WORK TO COMPLETE: Retype each line exactly. Skip images.
* * * * *
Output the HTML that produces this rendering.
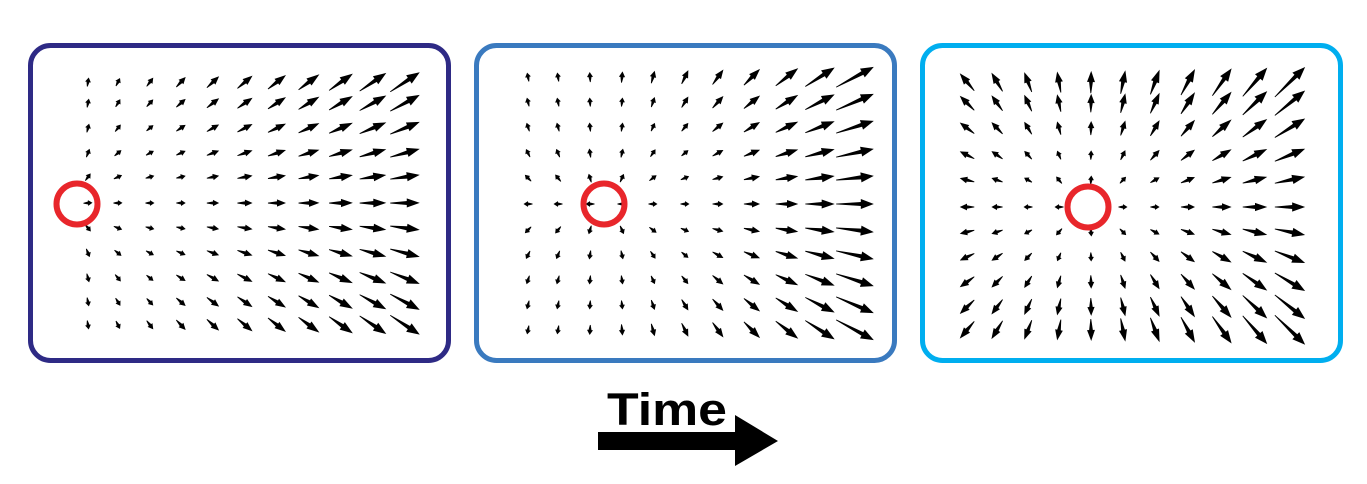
<!DOCTYPE html>
<html><head><meta charset="utf-8"><style>
html,body{margin:0;padding:0;background:#fff;}
svg{display:block}
</style></head><body>
<svg id="fig" width="1367" height="484" viewBox="0 0 1367 484">
  <rect x="30.5" y="45.5" width="418" height="315" rx="20" fill="none" stroke="#2e2a85" stroke-width="5"/>
  <rect x="476.5" y="45.5" width="418" height="315" rx="20" fill="none" stroke="#3a7abf" stroke-width="5"/>
  <rect x="922.5" y="45.5" width="418" height="315" rx="20" fill="none" stroke="#00aeef" stroke-width="5"/>
  <g id="arrows"></g>
  <g id="circles"></g>
  <text x="607" y="425" font-family="Liberation Sans, sans-serif" font-weight="bold" font-size="45" textLength="120" lengthAdjust="spacingAndGlyphs">Time</text>
  <polygon points="598,432 735,432 735,415 778,441 735,466 735,450 598,450" fill="#000"/>
</svg>
<script>
// panel layout data
const panelCols = [[88,118,150,181,213,245,277,309,341,373,405],[528,558,590,622,653,685,718,752,787,820,855],[967,997,1028,1059,1091,1123,1155,1188,1222,1255,1290]];
const panelRows = [[82,103,128,153,177,203,228,253,278,302,325],[77,102,127,153,178,204,230,255,280,305,330],[82,103,128,155,180,207,232,257,282,307,330]];
const sourceX = [77,604,1088];
const sourceY = [204,204,207];
// gain of field left side / right side, horizontal and vertical
const kxLeft = [0.09,0.02,0.12];
const kxRight = [0.09,0.15,0.15];
const kyLeft = [0.05,0.06,0.14];
const kyRight = [0.16,0.16,0.24];

const NS='http://www.w3.org/2000/svg';
const ag=document.getElementById('arrows');
const cg=document.getElementById('circles');
for(let p=0;p<3;p++){
  const cols=panelCols[p], rows=panelRows[p];
  const cx=sourceX[p], cy=sourceY[p];
  const dmin=cols[0]-cx, dmax=cols[cols.length-1]-cx;
  for(const x of cols){
    for(const y of rows){
      const dx=x-cx, dy=y-cy;
      if(Math.abs(dx)<4&&Math.abs(dy)<4){continue;}
      const t=Math.max(0,Math.min(1,(dx-dmin)/(dmax-dmin)));
      let vx=dx*(kxLeft[p]+(kxRight[p]-kxLeft[p])*t);
      let vy=dy*(kyLeft[p]+(kyRight[p]-kyLeft[p])*t);
      let L=Math.hypot(vx,vy);
      if(L<1e-6)continue;
      const ux=vx/L, uy=vy/L;
      if(L<9)L=9;
      const x0=x-ux*L/2, y0=y-uy*L/2, x1=x+ux*L/2, y1=y+uy*L/2;
      const hl=Math.min(13,L*0.5), hw=Math.min(5,2.2+L*0.08);
      const bx=x1-ux*hl, by=y1-uy*hl;
      const g=document.createElementNS(NS,'g');
      
      
      const ln=document.createElementNS(NS,'polygon');
      const sw=Math.min(1.6,0.8+L*0.03);
      ln.setAttribute('points',`${x0},${y0} ${bx-uy*sw},${by+ux*sw} ${bx+uy*sw},${by-ux*sw}`);
      ln.setAttribute('fill','#000');
      ln.setAttribute('stroke','#000');ln.setAttribute('stroke-width',0.8);
      const hd=document.createElementNS(NS,'polygon');
      hd.setAttribute('points',`${x1},${y1} ${bx-uy*hw},${by+ux*hw} ${bx+uy*hw},${by-ux*hw}`);
      hd.setAttribute('fill','#000');
      g.appendChild(ln);g.appendChild(hd);ag.appendChild(g);
    }
  }
  const c=document.createElementNS(NS,'circle');
  
  
  c.setAttribute('cx',cx);c.setAttribute('cy',cy);c.setAttribute('r',20.5);
  c.setAttribute('fill','none');c.setAttribute('stroke','#e8262b');c.setAttribute('stroke-width',6);
  cg.appendChild(c);
}
</script>
</body></html>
* * * * *
WRITTEN ANSWER:
Output the HTML that produces this rendering.
<!DOCTYPE html>
<html><head><meta charset="utf-8"><style>
html,body{margin:0;padding:0;background:#fff;}
svg{display:block}
</style></head><body>
<svg id="fig" width="1367" height="484" viewBox="0 0 1367 484">
  <rect x="30.5" y="45.5" width="418" height="315" rx="20" fill="none" stroke="#2e2a85" stroke-width="5"/>
  <rect x="476.5" y="45.5" width="418" height="315" rx="20" fill="none" stroke="#3a7abf" stroke-width="5"/>
  <rect x="922.5" y="45.5" width="418" height="315" rx="20" fill="none" stroke="#00aeef" stroke-width="5"/>
  <g id="arrows"></g>
  <g id="circles"></g>
  <text x="607" y="425" font-family="Liberation Sans, sans-serif" font-weight="bold" font-size="45" textLength="120" lengthAdjust="spacingAndGlyphs">Time</text>
  <polygon points="598,432 735,432 735,415 778,441 735,466 735,450 598,450" fill="#000"/>
</svg>
<script>
// panel layout data
const panelCols = [[88,118,150,181,213,245,277,309,341,373,405],[528,558,590,622,653,685,718,752,787,820,855],[967,997,1028,1059,1091,1123,1155,1188,1222,1255,1290]];
const panelRows = [[82,103,128,153,177,203,228,253,278,302,325],[77,102,127,153,178,204,230,255,280,305,330],[82,103,128,155,180,207,232,257,282,307,330]];
const sourceX = [77,604,1088];
const sourceY = [204,204,207];
// gain of field left side / right side, horizontal and vertical
const kxLeft = [0.09,0.02,0.12];
const kxRight = [0.09,0.15,0.15];
const kyLeft = [0.05,0.06,0.14];
const kyRight = [0.16,0.16,0.24];

const NS='http://www.w3.org/2000/svg';
const ag=document.getElementById('arrows');
const cg=document.getElementById('circles');
for(let p=0;p<3;p++){
  const cols=panelCols[p], rows=panelRows[p];
  const cx=sourceX[p], cy=sourceY[p];
  const dmin=cols[0]-cx, dmax=cols[cols.length-1]-cx;
  for(const x of cols){
    for(const y of rows){
      const dx=x-cx, dy=y-cy;
      if(Math.abs(dx)<4&&Math.abs(dy)<4){continue;}
      const t=Math.max(0,Math.min(1,(dx-dmin)/(dmax-dmin)));
      let vx=dx*(kxLeft[p]+(kxRight[p]-kxLeft[p])*t);
      let vy=dy*(kyLeft[p]+(kyRight[p]-kyLeft[p])*t);
      let L=Math.hypot(vx,vy);
      if(L<1e-6)continue;
      const ux=vx/L, uy=vy/L;
      if(L<9)L=9;
      const x0=x-ux*L/2, y0=y-uy*L/2, x1=x+ux*L/2, y1=y+uy*L/2;
      const hl=Math.min(13,L*0.5), hw=Math.min(5,2.2+L*0.08);
      const bx=x1-ux*hl, by=y1-uy*hl;
      const g=document.createElementNS(NS,'g');
      
      
      const ln=document.createElementNS(NS,'polygon');
      const sw=Math.min(1.6,0.8+L*0.03);
      ln.setAttribute('points',`${x0},${y0} ${bx-uy*sw},${by+ux*sw} ${bx+uy*sw},${by-ux*sw}`);
      ln.setAttribute('fill','#000');
      ln.setAttribute('stroke','#000');ln.setAttribute('stroke-width',0.8);
      const hd=document.createElementNS(NS,'polygon');
      hd.setAttribute('points',`${x1},${y1} ${bx-uy*hw},${by+ux*hw} ${bx+uy*hw},${by-ux*hw}`);
      hd.setAttribute('fill','#000');
      g.appendChild(ln);g.appendChild(hd);ag.appendChild(g);
    }
  }
  const c=document.createElementNS(NS,'circle');
  
  
  c.setAttribute('cx',cx);c.setAttribute('cy',cy);c.setAttribute('r',20.5);
  c.setAttribute('fill','none');c.setAttribute('stroke','#e8262b');c.setAttribute('stroke-width',6);
  cg.appendChild(c);
}
</script>
</body></html>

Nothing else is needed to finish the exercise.